In 1966 the Raffaello hosted two unusual passengers for an ocean liner: she carried two Spider 1600 cars bound for exhibition in the United States. The cars were even driven on the ship's first-class lido decks, a first for an ocean liner. 1969 saw Raffaello perform in the Italian film Amore mio aiutami, made in part to promote the two ships (despite the film officially being set on board the Raffaello, it was filmed on board both ships). In 1970 Raffaello became the first ship whose theatre stage was converted into a skating rink and skating shows were performed for passengers. In 1970 the ship suffered the most serious accident of her career when, under command of Senior Captain Luigi Oneto, she collided with a Norwegian oil tanker off the south coast of Spain in May 1970. No lives were lost.
Although Raffaello was the larger of the two sisters, and her interiors more distinctive, she was always the less important sister in the eyes of Italian Line executives. As a result, when the transatlantic traffic started declining due to competition from air traffic, the Raffaello was sent cruising in order to make more money while the Michelangelo kept doing crossings. But she was not very well suited for cruising. Although she did have a large amount of open deck space, she was too large, her cabins too small, and most of them too spartan for demanding cruise passengers.
Sale to Iran
The Italian Line decided to withdraw the Raffaello in April 1975, after the Italian Government announced that it would not further subsidize the ship (by 1975, it was paying 100 million lire per day, or about $151,500 at the then current exchange rate, to keep it sailing). Initially laid up in Genoa and later in La Spezia near the scrapyard, the Raffaello and her sister (which joined her in July of the same year), were inspected by several potential buyers such as Norwegian Cruise Line, Costa Amatori, Chandris Group, and Home Lines. The last even made a serious offer to buy the ships, despite large rebuilding costs, but the Italia Line rejected the offer.

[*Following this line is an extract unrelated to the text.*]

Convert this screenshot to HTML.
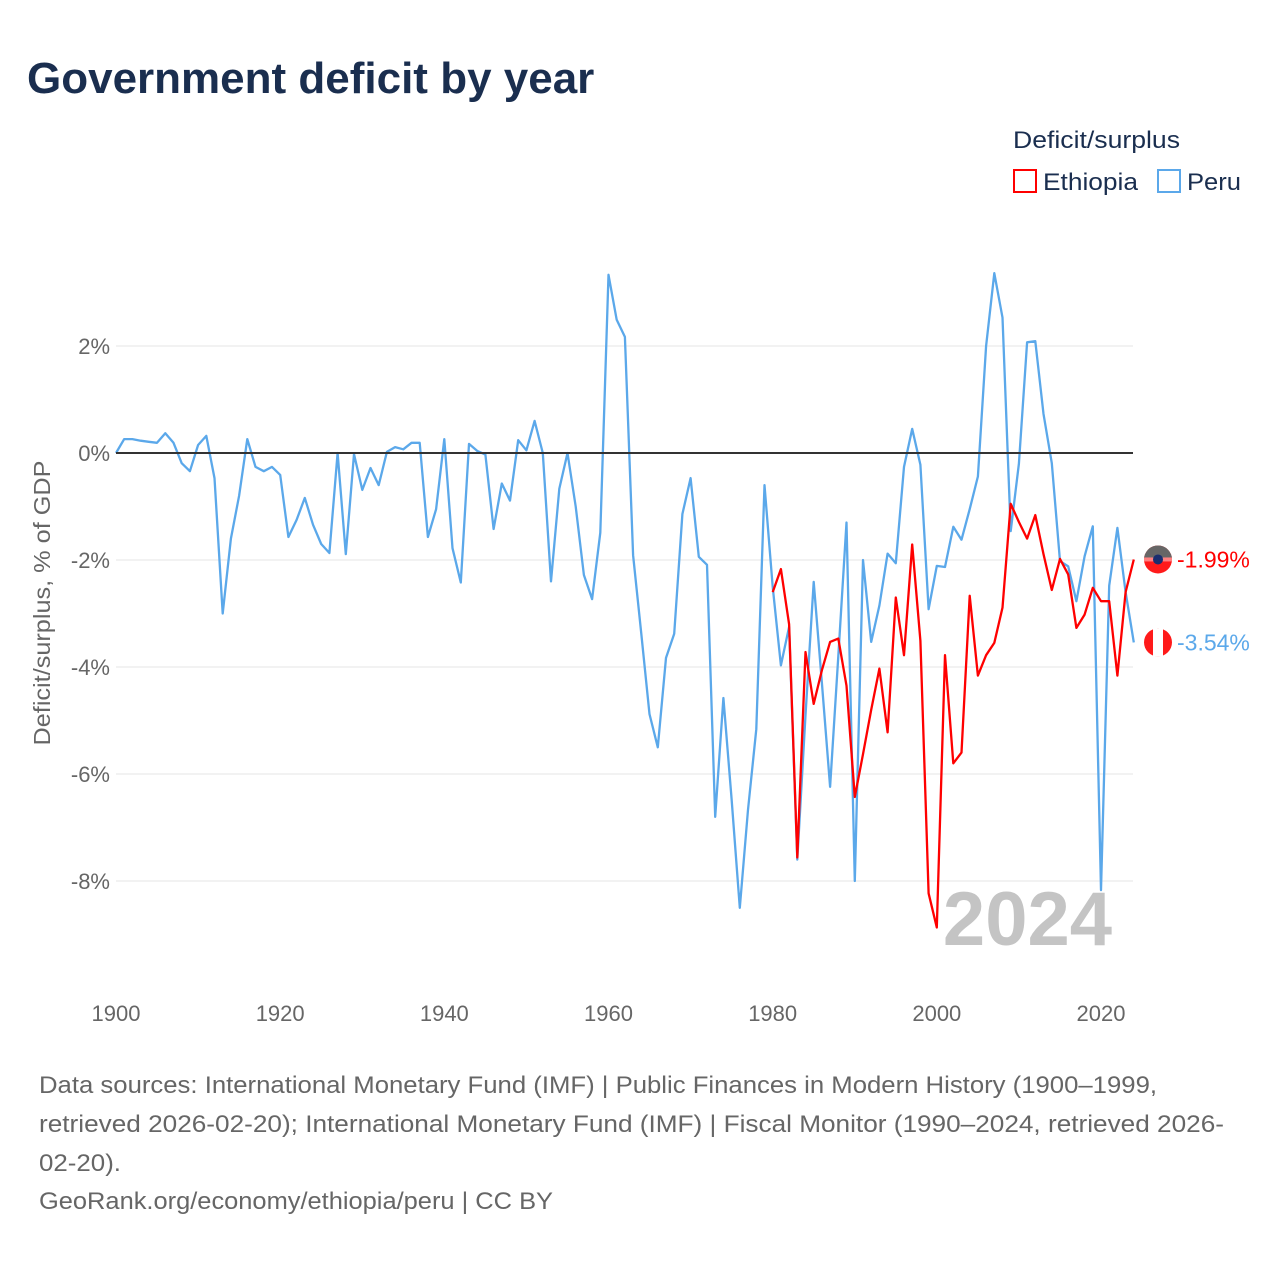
<!DOCTYPE html>
<html><head><meta charset="utf-8">
<style>
body{margin:0;background:#fff;width:1280px;height:1280px;overflow:hidden;font-family:"Liberation Sans",sans-serif;}
svg{display:block}
</style></head>
<body>
<svg id="chart" width="1280" height="1280" xmlns="http://www.w3.org/2000/svg">
<text x="27" y="93" font-size="44" font-weight="bold" fill="#1a2e4f">Government deficit by year</text>
<g>
<text x="1013" y="148" font-size="24" fill="#1a2e4f" textLength="167" lengthAdjust="spacingAndGlyphs">Deficit/surplus</text>
<rect x="1014" y="170" width="22" height="22" fill="none" stroke="#ff0000" stroke-width="2"/>
<text x="1043" y="190" font-size="24" fill="#1a2e4f" textLength="95" lengthAdjust="spacingAndGlyphs">Ethiopia</text>
<rect x="1158" y="170" width="22" height="22" fill="none" stroke="#5ba8ea" stroke-width="2"/>
<text x="1187" y="190" font-size="24" fill="#1a2e4f" textLength="54" lengthAdjust="spacingAndGlyphs">Peru</text>
</g>
<g id="grid"></g>
<text x="1112" y="945" font-size="76" font-weight="bold" fill="#c4c4c4" text-anchor="end">2024</text>
<g id="series"></g>
<g id="axes"></g>
<text transform="translate(50,603) rotate(-90)" font-size="23" fill="#666" text-anchor="middle" textLength="285" lengthAdjust="spacingAndGlyphs">Deficit/surplus, % of GDP</text>
<g font-size="24" fill="#666">
<text x="39" y="1093" textLength="1118" lengthAdjust="spacingAndGlyphs">Data sources: International Monetary Fund (IMF) | Public Finances in Modern History (1900–1999,</text>
<text x="39" y="1132" textLength="1185" lengthAdjust="spacingAndGlyphs">retrieved 2026-02-20); International Monetary Fund (IMF) | Fiscal Monitor (1990–2024, retrieved 2026-</text>
<text x="39" y="1171" textLength="82" lengthAdjust="spacingAndGlyphs">02-20).</text>
<text x="39" y="1209" textLength="514" lengthAdjust="spacingAndGlyphs">GeoRank.org/economy/ethiopia/peru | CC BY</text>
</g>
</svg>
<script>
const peruYears=[];for(let y=1900;y<=2024;y++)peruYears.push(y);
const peruValues=[0,0.26,0.26,0.23,0.21,0.19,0.37,0.19,-0.19,-0.34,0.15,0.32,-0.47,-3.0,-1.6,-0.8,0.26,-0.26,-0.34,-0.26,
-0.41,-1.57,-1.25,-0.84,-1.34,-1.7,-1.87,0,-1.89,-0.02,-0.69,-0.28,-0.6,0.02,0.11,0.07,0.19,0.19,-1.57,-1.05,
0.26,-1.78,-2.42,0.17,0.04,-0.03,-1.42,-0.57,-0.89,0.24,0.05,0.6,0,-2.4,-0.67,0,-1.0,-2.28,-2.73,-1.49,
3.33,2.49,2.17,-1.91,-3.38,-4.88,-5.5,-3.83,-3.38,-1.14,-0.47,-1.94,-2.09,-6.8,-4.58,-6.47,-8.5,-6.67,-5.16,-0.6,
-2.5,-3.97,-3.25,-7.6,-4.9,-2.41,-4.3,-6.24,-3.8,-1.3,-8.0,-2.0,-3.53,-2.85,-1.88,-2.06,-0.26,0.45,-0.22,-2.92,
-2.11,-2.13,-1.38,-1.62,-1.05,-0.44,2.0,3.36,2.53,-1.46,-0.2,2.07,2.09,0.73,-0.19,-2.02,-2.12,-2.77,-1.93,-1.37,
-8.17,-2.48,-1.4,-2.6,-3.54];
const ethYears=[];for(let y=1980;y<=2024;y++)ethYears.push(y);
const ethValues=[-2.6,-2.17,-3.2,-7.56,-3.72,-4.69,-4.06,-3.53,-3.47,-4.35,-6.43,-5.63,-4.8,-4.03,-5.22,-2.7,-3.78,-1.71,-3.51,-8.23,
-8.87,-3.78,-5.8,-5.6,-2.67,-4.16,-3.78,-3.55,-2.89,-0.95,-1.29,-1.6,-1.16,-1.89,-2.56,-1.98,-2.27,-3.27,-3.02,-2.52,
-2.77,-2.77,-4.16,-2.6,-1.99];
const yTicks=[2,0,-2,-4,-6,-8];
const xTicks=[1900,1920,1940,1960,1980,2000,2020];
const NS="http://www.w3.org/2000/svg";
const X=yr=>116+(yr-1900)*(985/120);
const Y=v=>453-v*53.5;
const grid=document.getElementById('grid'),axes=document.getElementById('axes'),series=document.getElementById('series');
function mk(tag,attrs,parent){const e=document.createElementNS(NS,tag);for(const k in attrs)e.setAttribute(k,attrs[k]);parent.appendChild(e);return e;}
yTicks.forEach(v=>{
  if(v!==0){const l=mk('line',{x1:116,x2:1133,y1:Y(v),y2:Y(v),stroke:'#e6e6e6','stroke-width':1},grid);
  
  }
  const t=mk('text',{x:110,y:Y(v)+8,'font-size':22,fill:'#666','text-anchor':'end'},axes);
  t.textContent=v+'%';
  
  
});
const zl=mk('line',{x1:116,x2:1133,y1:Y(0),y2:Y(0),stroke:'#333','stroke-width':2},axes);


xTicks.forEach(yr=>{
  const t=mk('text',{x:X(yr),y:1021,'font-size':22,fill:'#666','text-anchor':'middle'},axes);
  t.textContent=yr;
  
  
});
function line(years,vals,color,name){
  const d=years.map((y,i)=>(i?'L':'M')+X(y).toFixed(1)+','+Y(vals[i]).toFixed(1)).join('');
  const p=mk('path',{d:d,fill:'none',stroke:color,'stroke-width':2.3,'stroke-linejoin':'round'},series);
  
  
}
line(peruYears,peruValues,'#5ba8ea','peru-line');
line(ethYears,ethValues,'#ff0000','ethiopia-line');
const ey=Y(ethValues[ethValues.length-1]),py=Y(peruValues[peruValues.length-1]);
const ef=mk('g',{},series);


mk('circle',{cx:1158,cy:ey,r:14,fill:'#ff1a1a'},ef);
mk('path',{d:`M1144,${ey} A14,14 0 0 1 1172,${ey} Z`,fill:'#666'},ef);
mk('rect',{x:1144,y:ey-2,width:28,height:4,fill:'#ff8080'},ef);
mk('circle',{cx:1158,cy:ey,r:5,fill:'#1a2e6f'},ef);
const et=mk('text',{x:1177,y:ey+8,'font-size':23,fill:'#ff0000'},series);
et.textContent='-1.99%';


const pf=mk('g',{},series);


mk('circle',{cx:1158,cy:py,r:14,fill:'#ff1a1a'},pf);
mk('rect',{x:1153,y:py-14,width:10,height:28,fill:'#fff'},pf);
const pt=mk('text',{x:1177,y:py+8,'font-size':23,fill:'#5ba8ea'},series);
pt.textContent='-3.54%';


</script>
</body></html>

In 1976 the Shah of Iran emerged as a buyer the Italian Line could accept. The former flagships of Italy that had cost a total of $90 million in 1965, were sold for $4 million a decade later. Raffaello made her final journey late in the same year from La Spezia into Bushehr, where she served as floating barracks for the next seven years.
In 1978 plans emerged to resurrect the Michelangelo and Raffaello as cruise ships. The Raffaello would have become Ciro il Grande (named after ancient Achaemenid ruler Cyrus the Great), a luxury cruiser accommodating 1300 passengers. But Italian specialists sent to evaluate the ships' condition realised the ships were too decrepit to make reconstruction financially viable. As a result Raffaello stayed in her moorings. She was heavily damaged and looted during the Islamic revolution in 1979.
In 1983 plans were again made to bring the sisters back into service as cruise ships. But the Raffaello had been hit by a torpedo during the Iraq-Iran War in 1983 and partially sank in shallow waters outside Bushehr. Some time later her wreck was rammed by an Iranian cargo ship. Local divers further looted the hull in subsequent years.
As of 2006[update], the Raffaello's hull remained partially submerged, and there have been reports of plans to scrap her. One source indicates that she is not visible from the surface, but her position ( ) is marked by warning buoys.